Written problem:
Quote all of the data that follows exactly as written, skipping the images.

Data extract:
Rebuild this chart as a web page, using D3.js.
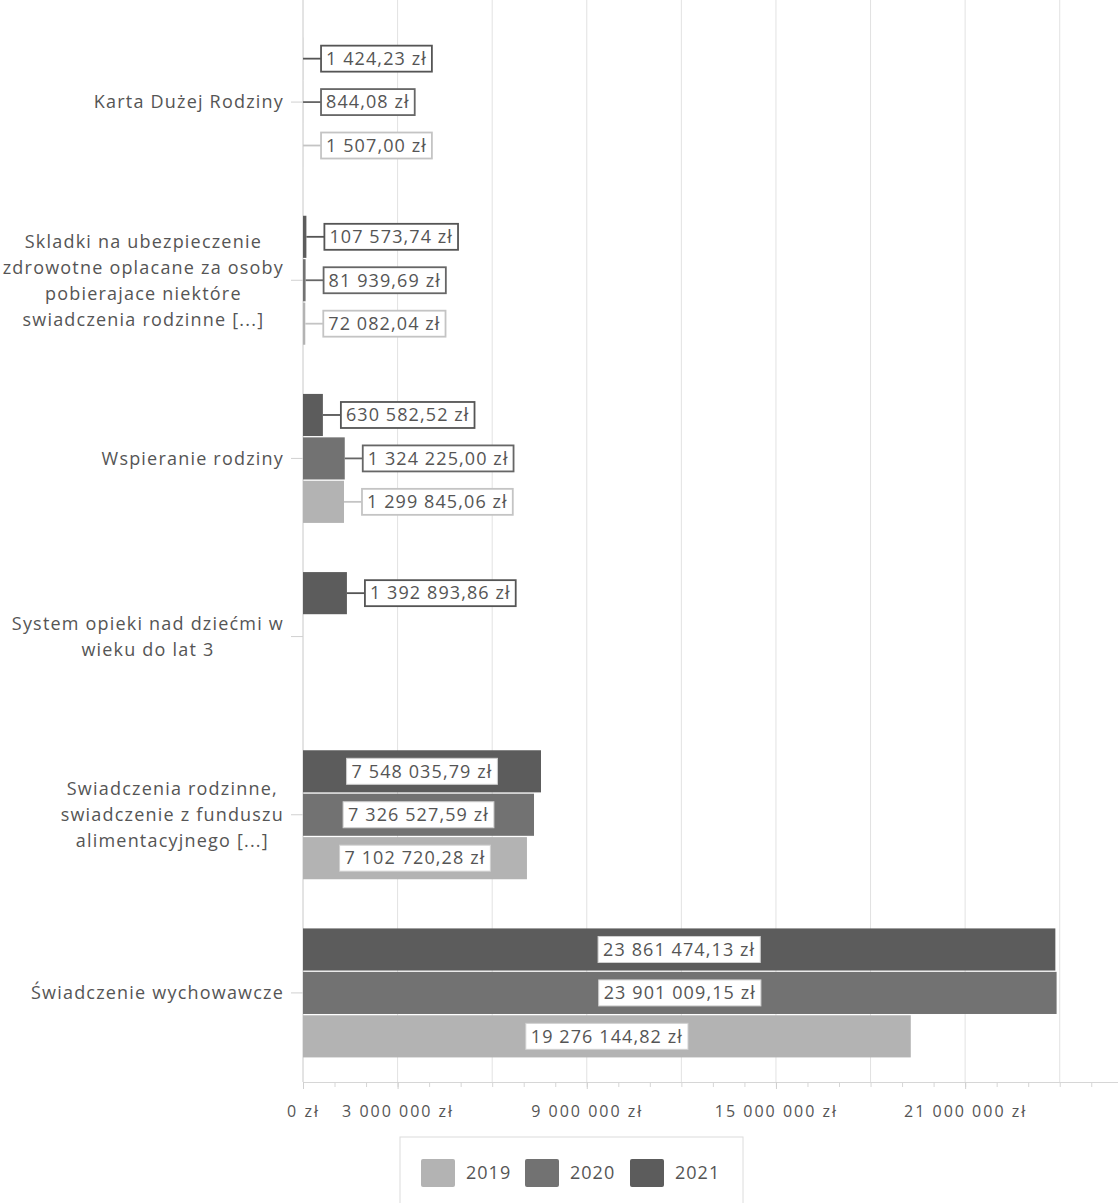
<!DOCTYPE html>
<html>
<head>
<meta charset="utf-8">
<script src="https://cdn.jsdelivr.net/npm/d3@7"></script>
<style>
  body { margin: 0; background: #fff; }
  svg text { font-family: "Open Sans", sans-serif; fill: #555; }
</style>
</head>
<body>
<svg id="chart" width="1118" height="1203"></svg>
<script>
// dane
const categories = [
  'Karta Dużej Rodziny',
  'Skladki na ubezpieczenie zdrowotne',
  'Wspieranie rodziny',
  'System opieki nad dziećmi',
  'Swiadczenia rodzinne',
  'Świadczenie wychowawcze'
];
const categoryLines = [
  ['Karta Dużej Rodziny'],
  ['Skladki na ubezpieczenie', 'zdrowotne oplacane za osoby', 'pobierajace niektóre', 'swiadczenia rodzinne [...]'],
  ['Wspieranie rodziny'],
  ['System opieki nad dziećmi w', 'wieku do lat 3'],
  ['Swiadczenia rodzinne,', 'swiadczenie z funduszu', 'alimentacyjnego [...]'],
  ['Świadczenie wychowawcze']
];
const years = ['2019', '2020', '2021'];
const values2019 = [1507.00, 72082.04, 1299845.06, null, 7102720.28, 19276144.82];
const values2020 = [844.08, 81939.69, 1324225.00, null, 7326527.59, 23901009.15];
const values2021 = [1424.23, 107573.74, 630582.52, 1392893.86, 7548035.79, 23861474.13];
const xTicks = [0, 3e6, 6e6, 9e6, 12e6, 15e6, 18e6, 21e6, 24e6];
const xTickLabels = [0, 3e6, 9e6, 15e6, 21e6];

const colors = {'2019': '#b3b3b3', '2020': '#727272', '2021': '#5c5c5c'};
const labelStroke = {'2019': '#c4c4c4', '2020': '#666', '2021': '#555'};
const labelText = {'2019': '#a0a0a0', '2020': '#555', '2021': '#555'};

const series = {'2019': values2019, '2020': values2020, '2021': values2021};

const pl = d3.formatLocale({decimal: ',', thousands: '\u00a0', grouping: [3], currency: ['', '\u00a0zł']});
const fmt = pl.format('$,.2f');
const fmtAxis = pl.format('$,.0f');

const svg = d3.select('#chart');
const x0 = 303, axisY = 1082;

const x = d3.scaleLinear().domain([0, 27e6]).range([x0, x0 + 27 * 31.53]);
const y = d3.scaleBand().domain(categories).range([13, axisY]).paddingInner(0.276).paddingOuter(0.138);
const ySub = d3.scaleBand().domain(['2021', '2020', '2019']).range([0, y.bandwidth()]).paddingInner(0.03);

// siatka
svg.append('g').selectAll('line').data(xTicks).join('line')
  .attr('x1', d => x(d)).attr('x2', d => x(d))
  .attr('y1', 0).attr('y2', axisY)
  .attr('stroke', '#e2e2e2');

// os X
const minor = svg.append('g').attr('transform', `translate(0,${axisY})`)
  .call(d3.axisBottom(x).tickValues(d3.range(0, 28e6, 1e6)).tickSize(5).tickFormat(''));
minor.select('.domain').attr('stroke', '#d6d6d6');
minor.selectAll('.tick line').attr('stroke', '#d6d6d6');

const xAxis = svg.append('g').attr('transform', `translate(0,${axisY})`)
  .call(d3.axisBottom(x).tickValues(xTickLabels).tickSize(7).tickPadding(17).tickFormat(fmtAxis));
xAxis.select('.domain').remove();
xAxis.selectAll('.tick line').attr('stroke', '#d0d0d0');
xAxis.selectAll('text').style('font-size', '16px').style('letter-spacing', '2px').attr('fill', '#555');

// os Y
svg.append('line').attr('x1', x0).attr('x2', x0).attr('y1', 0).attr('y2', axisY).attr('stroke', '#d6d6d6');
svg.append('g').selectAll('line').data(categories).join('line')
  .attr('x1', x0 - 12).attr('x2', x0)
  .attr('y1', d => y(d) + y.bandwidth() / 2).attr('y2', d => y(d) + y.bandwidth() / 2)
  .attr('stroke', '#d0d0d0');

// etykiety kategorii
categories.forEach((c, i) => {
  const lines = categoryLines[i];
  const lh = 26;
  const cy = y(c) + y.bandwidth() / 2;
  const g = svg.append('g');
  const t = g.selectAll('text').data(lines).join('text')
    .attr('y', (d, j) => cy + (j - (lines.length - 1) / 2) * lh)
    .attr('dy', '0.35em')
    .attr('text-anchor', 'middle')
    .style('font-size', '18px')
    .style('letter-spacing', '1.2px')
    .text(d => d);
  let maxW = 0;
  t.each(function () { maxW = Math.max(maxW, this.getComputedTextLength()); });
  t.attr('x', 284 - maxW / 2);
});

// slupki
const bars = [];
years.forEach(yr => {
  series[yr].forEach((v, i) => {
    if (v != null) bars.push({year: yr, cat: categories[i], value: v});
  });
});

svg.append('g').selectAll('rect').data(bars).join('rect')
  .attr('x', x0)
  .attr('y', d => y(d.cat) + ySub(d.year))
  .attr('width', d => x(d.value) - x0)
  .attr('height', ySub.bandwidth())
  .attr('fill', d => colors[d.year]);

// etykiety wartosci
bars.forEach(d => {
  const cy = y(d.cat) + ySub(d.year) + ySub.bandwidth() / 2;
  const w = x(d.value) - x0;
  const g = svg.append('g');
  const rect = g.append('rect');
  const t = g.append('text')
    .attr('dy', '0.35em')
    .style('font-size', '18px')
    .style('letter-spacing', '1.1px')
    .attr('fill', labelText[d.year])
    .text(fmt(d.value));
  const tw = t.node().getComputedTextLength();
  const bw = tw + 10, bh = 26;
  let bx;
  if (w > bw + 20) {
    bx = x0 + w / 2 - bw / 2;
    rect.attr('stroke', '#d0d0d0').attr('stroke-width', 1);
  } else {
    bx = x(d.value) + 18;
    g.insert('line', 'rect')
      .attr('x1', x(d.value)).attr('x2', bx)
      .attr('y1', cy).attr('y2', cy)
      .attr('stroke', labelStroke[d.year]).attr('stroke-width', 1.8);
    rect.attr('stroke', labelStroke[d.year]).attr('stroke-width', 1.8);
  }
  rect.attr('x', bx).attr('y', cy - bh / 2).attr('width', bw).attr('height', bh).attr('fill', '#fff');
  t.attr('x', bx + 5).attr('y', cy);
});

// legenda
svg.append('rect').attr('x', 400).attr('y', 1137).attr('width', 343).attr('height', 90)
  .attr('fill', '#fff').attr('stroke', '#dcdcdc');
const legX = [421, 525, 630];
const leg = svg.append('g').selectAll('g').data(years).join('g')
  .attr('transform', (d, i) => `translate(${legX[i]},1159)`);
leg.append('rect').attr('width', 34).attr('height', 28).attr('rx', 2).attr('fill', d => colors[d]);
leg.append('text').attr('x', 45).attr('y', 14).attr('dy', '0.35em')
  .style('font-size', '18px').style('letter-spacing', '1px').text(d => d);
</script>
</body>
</html>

Answer for the task:
Rebuild this chart as a web page, using D3.js.
<!DOCTYPE html>
<html>
<head>
<meta charset="utf-8">
<script src="https://cdn.jsdelivr.net/npm/d3@7"></script>
<style>
  body { margin: 0; background: #fff; }
  svg text { font-family: "Open Sans", sans-serif; fill: #555; }
</style>
</head>
<body>
<svg id="chart" width="1118" height="1203"></svg>
<script>
// dane
const categories = [
  'Karta Dużej Rodziny',
  'Skladki na ubezpieczenie zdrowotne',
  'Wspieranie rodziny',
  'System opieki nad dziećmi',
  'Swiadczenia rodzinne',
  'Świadczenie wychowawcze'
];
const categoryLines = [
  ['Karta Dużej Rodziny'],
  ['Skladki na ubezpieczenie', 'zdrowotne oplacane za osoby', 'pobierajace niektóre', 'swiadczenia rodzinne [...]'],
  ['Wspieranie rodziny'],
  ['System opieki nad dziećmi w', 'wieku do lat 3'],
  ['Swiadczenia rodzinne,', 'swiadczenie z funduszu', 'alimentacyjnego [...]'],
  ['Świadczenie wychowawcze']
];
const years = ['2019', '2020', '2021'];
const values2019 = [1507.00, 72082.04, 1299845.06, null, 7102720.28, 19276144.82];
const values2020 = [844.08, 81939.69, 1324225.00, null, 7326527.59, 23901009.15];
const values2021 = [1424.23, 107573.74, 630582.52, 1392893.86, 7548035.79, 23861474.13];
const xTicks = [0, 3e6, 6e6, 9e6, 12e6, 15e6, 18e6, 21e6, 24e6];
const xTickLabels = [0, 3e6, 9e6, 15e6, 21e6];

const colors = {'2019': '#b3b3b3', '2020': '#727272', '2021': '#5c5c5c'};
const labelStroke = {'2019': '#c4c4c4', '2020': '#666', '2021': '#555'};
const labelText = {'2019': '#a0a0a0', '2020': '#555', '2021': '#555'};

const series = {'2019': values2019, '2020': values2020, '2021': values2021};

const pl = d3.formatLocale({decimal: ',', thousands: '\u00a0', grouping: [3], currency: ['', '\u00a0zł']});
const fmt = pl.format('$,.2f');
const fmtAxis = pl.format('$,.0f');

const svg = d3.select('#chart');
const x0 = 303, axisY = 1082;

const x = d3.scaleLinear().domain([0, 27e6]).range([x0, x0 + 27 * 31.53]);
const y = d3.scaleBand().domain(categories).range([13, axisY]).paddingInner(0.276).paddingOuter(0.138);
const ySub = d3.scaleBand().domain(['2021', '2020', '2019']).range([0, y.bandwidth()]).paddingInner(0.03);

// siatka
svg.append('g').selectAll('line').data(xTicks).join('line')
  .attr('x1', d => x(d)).attr('x2', d => x(d))
  .attr('y1', 0).attr('y2', axisY)
  .attr('stroke', '#e2e2e2');

// os X
const minor = svg.append('g').attr('transform', `translate(0,${axisY})`)
  .call(d3.axisBottom(x).tickValues(d3.range(0, 28e6, 1e6)).tickSize(5).tickFormat(''));
minor.select('.domain').attr('stroke', '#d6d6d6');
minor.selectAll('.tick line').attr('stroke', '#d6d6d6');

const xAxis = svg.append('g').attr('transform', `translate(0,${axisY})`)
  .call(d3.axisBottom(x).tickValues(xTickLabels).tickSize(7).tickPadding(17).tickFormat(fmtAxis));
xAxis.select('.domain').remove();
xAxis.selectAll('.tick line').attr('stroke', '#d0d0d0');
xAxis.selectAll('text').style('font-size', '16px').style('letter-spacing', '2px').attr('fill', '#555');

// os Y
svg.append('line').attr('x1', x0).attr('x2', x0).attr('y1', 0).attr('y2', axisY).attr('stroke', '#d6d6d6');
svg.append('g').selectAll('line').data(categories).join('line')
  .attr('x1', x0 - 12).attr('x2', x0)
  .attr('y1', d => y(d) + y.bandwidth() / 2).attr('y2', d => y(d) + y.bandwidth() / 2)
  .attr('stroke', '#d0d0d0');

// etykiety kategorii
categories.forEach((c, i) => {
  const lines = categoryLines[i];
  const lh = 26;
  const cy = y(c) + y.bandwidth() / 2;
  const g = svg.append('g');
  const t = g.selectAll('text').data(lines).join('text')
    .attr('y', (d, j) => cy + (j - (lines.length - 1) / 2) * lh)
    .attr('dy', '0.35em')
    .attr('text-anchor', 'middle')
    .style('font-size', '18px')
    .style('letter-spacing', '1.2px')
    .text(d => d);
  let maxW = 0;
  t.each(function () { maxW = Math.max(maxW, this.getComputedTextLength()); });
  t.attr('x', 284 - maxW / 2);
});

// slupki
const bars = [];
years.forEach(yr => {
  series[yr].forEach((v, i) => {
    if (v != null) bars.push({year: yr, cat: categories[i], value: v});
  });
});

svg.append('g').selectAll('rect').data(bars).join('rect')
  .attr('x', x0)
  .attr('y', d => y(d.cat) + ySub(d.year))
  .attr('width', d => x(d.value) - x0)
  .attr('height', ySub.bandwidth())
  .attr('fill', d => colors[d.year]);

// etykiety wartosci
bars.forEach(d => {
  const cy = y(d.cat) + ySub(d.year) + ySub.bandwidth() / 2;
  const w = x(d.value) - x0;
  const g = svg.append('g');
  const rect = g.append('rect');
  const t = g.append('text')
    .attr('dy', '0.35em')
    .style('font-size', '18px')
    .style('letter-spacing', '1.1px')
    .attr('fill', labelText[d.year])
    .text(fmt(d.value));
  const tw = t.node().getComputedTextLength();
  const bw = tw + 10, bh = 26;
  let bx;
  if (w > bw + 20) {
    bx = x0 + w / 2 - bw / 2;
    rect.attr('stroke', '#d0d0d0').attr('stroke-width', 1);
  } else {
    bx = x(d.value) + 18;
    g.insert('line', 'rect')
      .attr('x1', x(d.value)).attr('x2', bx)
      .attr('y1', cy).attr('y2', cy)
      .attr('stroke', labelStroke[d.year]).attr('stroke-width', 1.8);
    rect.attr('stroke', labelStroke[d.year]).attr('stroke-width', 1.8);
  }
  rect.attr('x', bx).attr('y', cy - bh / 2).attr('width', bw).attr('height', bh).attr('fill', '#fff');
  t.attr('x', bx + 5).attr('y', cy);
});

// legenda
svg.append('rect').attr('x', 400).attr('y', 1137).attr('width', 343).attr('height', 90)
  .attr('fill', '#fff').attr('stroke', '#dcdcdc');
const legX = [421, 525, 630];
const leg = svg.append('g').selectAll('g').data(years).join('g')
  .attr('transform', (d, i) => `translate(${legX[i]},1159)`);
leg.append('rect').attr('width', 34).attr('height', 28).attr('rx', 2).attr('fill', d => colors[d]);
leg.append('text').attr('x', 45).attr('y', 14).attr('dy', '0.35em')
  .style('font-size', '18px').style('letter-spacing', '1px').text(d => d);
</script>
</body>
</html>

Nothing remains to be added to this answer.